Beberapa fakta menjelaskan bahwa penyebab defisit adalah mismatch antara pendapatan iuran dan beban manfaat, premi kepesertaan berada dalam posisi underpriced, besarnya jumlah tunggakan pembayaran iuran kepesertaan, deteksi fraud yang masih lemah, dan besarnya biaya pelayanan kesehatan yang disebabkan banyaknya penduduk yang menderita penyakit kronis. Kenaikan iuran yang berkala diharapkan dapat menutup defisit namun kolektibilitas iuran peserta terutama untuk segmen PBPU (Peserta Bukan Penerima Upah) belum optimal.
Tidak hanya itu, masih terjadi kesenjangan fasilitas pelayanan kesehatan di Indonesia. Hal ini karena adanya kesenjangan geografis. Pertumbuhan Rumah sakit di Regional 1 (Jakarta, Jawa Barat, Jawa Tengah, Yogyakarta, Jawa Timur dan Banten) semakin cepat. Sedangkan Rumah sakit di provinsi papua terlihat stagnan. Begitupun ketersediaan tempat tidur di rumah sakit mengalami kesenjangan antara DKI, Yogyakarta, NTT dan Papua. Penyebaran Dokter SPJP masih terpusat di Pulau Jawa dan daerah maju sedangkan Papua Barat, Papua, Bengkulu dan daerah dengan kemampuan fiscal rendah masih memiliki jumlah dokter SPJP yang kecil. Iuran dan beban JKN di kabupaten Malaka terjadi surplus namun terjadi defisit di Yogyakarta.
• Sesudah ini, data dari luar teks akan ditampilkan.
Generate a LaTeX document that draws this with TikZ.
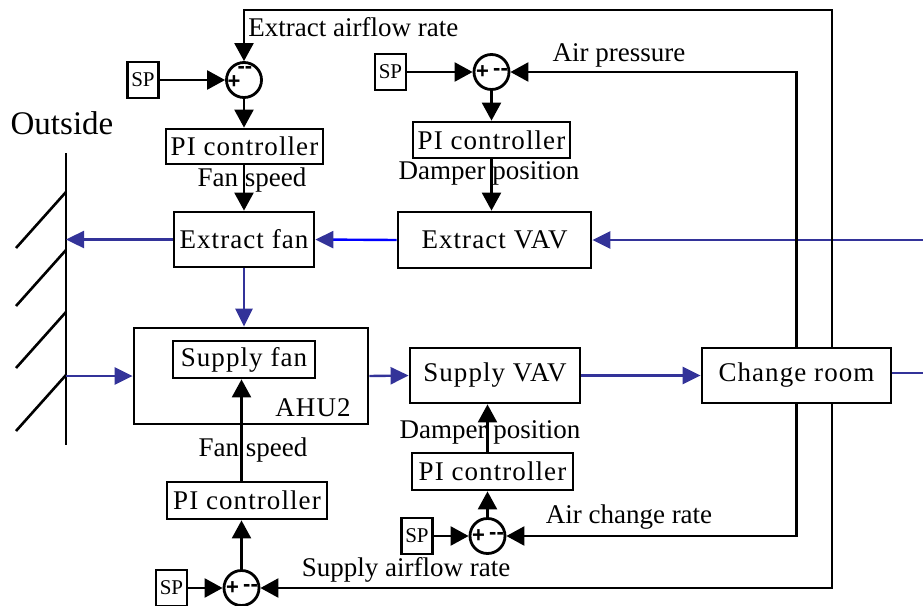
\documentclass[tikz,border=0pt]{standalone}
\usepackage{fontspec}
\setmainfont{Liberation Serif}
\newfontfamily\signfont{Liberation Sans}
\usetikzlibrary{arrows.meta,positioning,calc}
\definecolor{flowblue}{RGB}{51,51,153}
\definecolor{linkblue}{RGB}{0,0,255}

\begin{document}
\begin{tikzpicture}[
  x=0.5pt, y=-0.5pt,
  font=\fontsize{13.5}{16}\selectfont,
  box/.style={draw, line width=1.4pt, fill=white, inner sep=0pt,
      font=\fontsize{13.5}{16}\selectfont\addfontfeature{LetterSpace=4}},
  spbox/.style={draw, line width=1.2pt, inner sep=0pt,
      minimum width=15.5pt, minimum height=18pt,
      font=\fontsize{10.5}{12}\selectfont},
  sum/.style={draw, circle, line width=1.4pt, inner sep=0pt,
      minimum size=17.5pt},
  sgn/.style={inner sep=0pt, font=\signfont\bfseries\fontsize{11}{11}\selectfont},
  sig/.style={-{Triangle[length=9pt, width=9.5pt]}, line width=1.2pt},
  flow/.style={-{Triangle[length=9pt, width=8.5pt]}, draw=flowblue,
      line width=1.2pt},
  lbl/.style={inner sep=0pt}
]
\useasboundingbox (0,0) rectangle (923,606);

% outside wall
\node[font=\fontsize{16.5}{20}\selectfont] (outside) at (62,123) {Outside};
\draw[line width=1.3pt] (66,153) -- (66,445);
\foreach \y in {192,250,312,375}
  \draw[line width=1.3pt] (66,\y) -- ++(-50,56);
\coordinate (wall) at (66,0);
\coordinate (ein) at (923,240);
\coordinate (eout) at (923,0);
\coordinate (ytop) at (0,10);
\coordinate (xout) at (832,0);

% plant
\node[box, minimum width=70pt, minimum height=27.5pt] (efan) at (244,239.5) {Extract fan};
\node[box, minimum width=96.5pt, minimum height=28pt] (evav) at (494.5,240) {Extract VAV};
\node[draw, line width=1.4pt, minimum width=117pt, minimum height=48pt] (ahu) at (251,376) {};
\node[box, minimum width=71pt, minimum height=18.5pt] (sfan) at (244,359.5) {Supply fan};
\node[lbl, font=\fontsize{13.5}{16}\selectfont\addfontfeature{LetterSpace=4}] (ahulbl) at (313,408) {AHU2};
\node[box, minimum width=85pt, minimum height=27.5pt] (svav) at (495,375.5) {Supply VAV};
\node[box, minimum width=94.5pt, minimum height=27.5pt] (room) at (796.5,375.5) {Change room};

% extract fan loop
\node[spbox] (sp1) at (143,80) {SP};
\node[sum] (sum1) at (244,80) {};
\node[sgn] at ([shift={(-10,2)}]sum1.center) {+};
\node[sgn] at ([shift={(1,-10)}]sum1.center) {--};
\node[box, minimum width=78.5pt, minimum height=17.5pt] (pi1) at (244.5,146.5) {PI controller};
\node[lbl] (fs1) at (252,180) {Fan speed};
\node[lbl, anchor=west] (eaf) at (248,27) {Extract airflow rate};

% extract VAV loop
\node[spbox] (sp2) at (390.5,72) {SP};
\node[sum] (sum2) at (491.5,72) {};
\node[sgn] at ([shift={(-9,0)}]sum2.center) {+};
\node[sgn] at ([shift={(9,0)}]sum2.center) {--};
\node[box, minimum width=78.5pt, minimum height=18pt] (pi2) at (491.5,140) {PI controller};
\node[lbl] (dp1) at (489,173) {Damper position};
\node[lbl] (ap) at (619,55) {Air pressure};

% supply fan loop
\node[spbox] (sp3) at (171.5,588) {SP};
\node[sum] (sum3) at (241.5,588) {};
\node[sgn] at ([shift={(-9,0)}]sum3.center) {+};
\node[sgn] at ([shift={(9,0)}]sum3.center) {--};
\node[box, minimum width=80pt, minimum height=18.5pt] (pi3) at (247,500.5) {PI controller};
\node[lbl] (fs2) at (253,450) {Fan speed};
\node[lbl] (saf) at (406,570) {Supply airflow rate};

% supply VAV loop
\node[spbox] (sp4) at (417,536) {SP};
\node[sum] (sum4) at (487.5,536) {};
\node[sgn] at ([shift={(-9,0)}]sum4.center) {+};
\node[sgn] at ([shift={(9,0)}]sum4.center) {--};
\node[box, minimum width=80.5pt, minimum height=18.5pt] (pi4) at (492.5,471.5) {PI controller};
\node[lbl] (dp2) at (490,432) {Damper position};
\node[lbl] (acr) at (629,517) {Air change rate};

% air flows
\draw[flow] (efan.west) -- (efan.west -| wall);
\draw[flow, draw=linkblue, -{Triangle[length=9pt, width=8.5pt, color=flowblue]}] (evav.west) -- (efan.east);
\draw[flow] (ein) -- (evav.east);
\draw[flow] (efan.south) -- (efan.south |- ahu.north);
\draw[flow] (ahu.west -| wall) -- (ahu.west);
\draw[flow] (ahu.east) -- (svav.west);
\draw[flow] (svav.east) -- (room.west);
\draw[draw=flowblue, line width=1.2pt] ([yshift=1.25pt]room.east) -- ([yshift=1.25pt]room.east -| eout);

% signals
\draw[sig] (sp1) -- (sum1);
\draw[sig] (sum1) -- (pi1.north -| sum1);
\draw[sig] (pi1.south -| sum1) -- (efan.north -| sum1);
\draw[sig] (room.north -| xout) |- (sum1 |- ytop) -- (sum1);

\draw[sig] (sp2) -- (sum2);
\draw[sig] (room.north) |- (sum2);
\draw[sig] (sum2) -- (pi2.north);
\draw[sig] (pi2.south) -- (pi2.south |- evav.north);

\draw[sig] (sp3) -- (sum3);
\draw[sig] (room.south -| xout) |- (sum3);
\draw[sig] (sum3) -- (pi3.south -| sum3);
\draw[sig] (pi3.north -| sum3) -- (sfan.south -| sum3);

\draw[sig] (sp4) -- (sum4);
\draw[sig] (room.south) |- (sum4);
\draw[sig] (sum4) -- (pi4.south -| sum4);
\draw[sig] (pi4.north -| sum4) -- (svav.south -| sum4);
\end{tikzpicture}
\end{document}
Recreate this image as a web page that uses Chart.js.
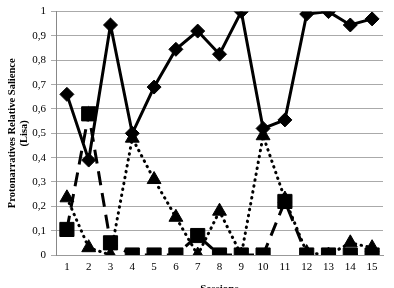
<!DOCTYPE html>
<html><head><meta charset="utf-8">
<script src="https://cdn.jsdelivr.net/npm/chart.js@4/dist/chart.umd.min.js"></script>
<style>html,body{margin:0;padding:0;background:#fff;}#wrap{width:394px;height:288px;}</style>
</head><body><div id="wrap"><canvas id="c" width="394" height="288"></canvas></div>
<script>
const sessions = ['1','2','3','4','5','6','7','8','9','10','11','12','13','14','15'];
const diamondSeries = [0.66,0.39,0.945,0.50,0.69,0.845,0.92,0.825,1.0,0.52,0.555,0.99,1.0,0.945,0.97];
const triangleSeries = [0.235,0.03,0,0.48,0.31,0.155,0,0.18,0,0.49,0.23,0.01,0,0.05,0.03];
const squareSeries = [0.105,0.58,0.05,0,0,0,0.08,0,0,0,0.22,0,0,0,0];
const yTicks = [0,0.1,0.2,0.3,0.4,0.5,0.6,0.7,0.8,0.9,1];

const serif = '"Liberation Serif","DejaVu Serif",serif';
new Chart(document.getElementById('c'), {
  type: 'line',
  data: {
    labels: sessions,
    datasets: [
      {data: diamondSeries, borderColor:'#000', backgroundColor:'#000', borderWidth:3,
       pointStyle:'rectRot', pointRadius:7, pointBorderWidth:1, tension:0, order:3},
      {data: triangleSeries, borderColor:'#000', backgroundColor:'#000', borderWidth:3,
       borderDash:[0.5,5.5], borderCapStyle:'round',
       pointStyle:'triangle', pointRadius:8, pointBorderWidth:1, tension:0, order:2},
      {data: squareSeries, borderColor:'#000', backgroundColor:'#000', borderWidth:3,
       borderDash:[14,8],
       pointStyle:'rect', pointRadius:10, pointBorderWidth:1, tension:0, order:1}
    ]
  },
  options: {
    responsive:false, animation:false,
    layout:{padding:{top:11,right:1,left:0,bottom:0}},
    plugins:{legend:{display:false}, tooltip:{enabled:false}},
    scales:{
      x:{offset:true,
         grid:{display:false, drawTicks:false},
         border:{display:true,color:'#999',width:1},
         ticks:{color:'#000',font:{family:serif,size:11},padding:6, maxRotation:0, autoSkip:false},
         title:{display:true,text:'Sessions',color:'#000',font:{family:serif,size:11,weight:'bold'},padding:{top:2,bottom:-8}},
         afterFit(s){s.height=33;}
      },
      y:{min:0,max:1,
         afterBuildTicks(s){s.ticks = yTicks.map(v=>({value:v}));},
         grid:{color:'#aaa',lineWidth:1,tickLength:5,drawTicks:true},
         border:{display:true,color:'#888',width:1},
         ticks:{color:'#000',font:{family:serif,size:11},padding:5,
           callback:(v)=> (v===0||v===1)? String(v) : String(v.toFixed(1)).replace('.',',')},
         title:{display:true,text:['Protonarratives Relative Salience','(Lisa)'],color:'#000',
           font:{family:serif,size:10.5,weight:'bold',lineHeight:1.15},padding:{top:6,bottom:3}},
         afterFit(s){s.width=56;}
      }
    }
  }
});
</script></body></html>
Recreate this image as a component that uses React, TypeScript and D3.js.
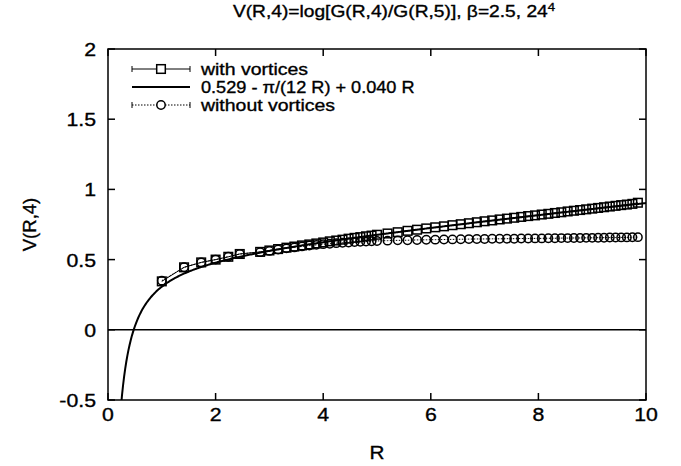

Kunjungan peserta JKN ke fasilitas kesehatan tingkat pertama dan tingkat lanjut didominasi oleh kelompok peserta non PBI baik dari peserta maupun kunjungan. Berdasarkan klaim biaya layanan tahun 2016, regional 1 (DKI, Jawa Barat, Jawa Tengah, Yogyakarta, Banten) lebih banyak mengakses layanan kesehatan. Sedangkan Regional 5 (Kepulauan Bangka Belitung, Nusa Tenggara Timur, Kalimantan Timur, Kalimantan Utara, Maluku Utara, Papua Barat, Papua) belum banyak mengakses layanan kesehatan. Segmen PBPU dan BP (Bukan Pekerja) di Regional 1 lebih banyak mengakses dan memanfaatkan layanan jantung. Regional 5 (Kepulauan Bangka Belitung, Nusa Tenggara Timur, Kalimantan Timur, Kalimantan Utara, Maluku, Maluku Utara, Papua Barat, Papua) belum banyak mengakses layanan jantung. Segmen PBPU, BP, PPU memiliki rerata biaya layanan lebih besar dari rerata beban pelayanan untuk segmen PBI APBN.
Pada tahun 2016, portabilitas kunjungan keluar provinsi (migrasi keluar) layanan kesehatan ke RS Kelas A (Rujukan keluar dari provinsi asal) oleh peserta JKN didominasi oleh peserta di provinsi jawa tengah, jawa timur. Rasio peserta JKN yang mengakses layanan keluar daerah asal pun didominasi oleh kelompok peserta non PBI dari jenis peserta PBPU, BP dan PPU. Segmen PBPU dan PPU menjadi segmen terbanyak melakukan migrasi keluar untuk pelayanan kesehatan. Portabilitas masuk ke DKI Jakarta untuk layanan jantung pada kelompok non PBI mendominasi dan kelompok PBI yang dapat mengakses layanan jantung hanya datang dari provinsi Jawa dan sebagian kecil dari daerah lain.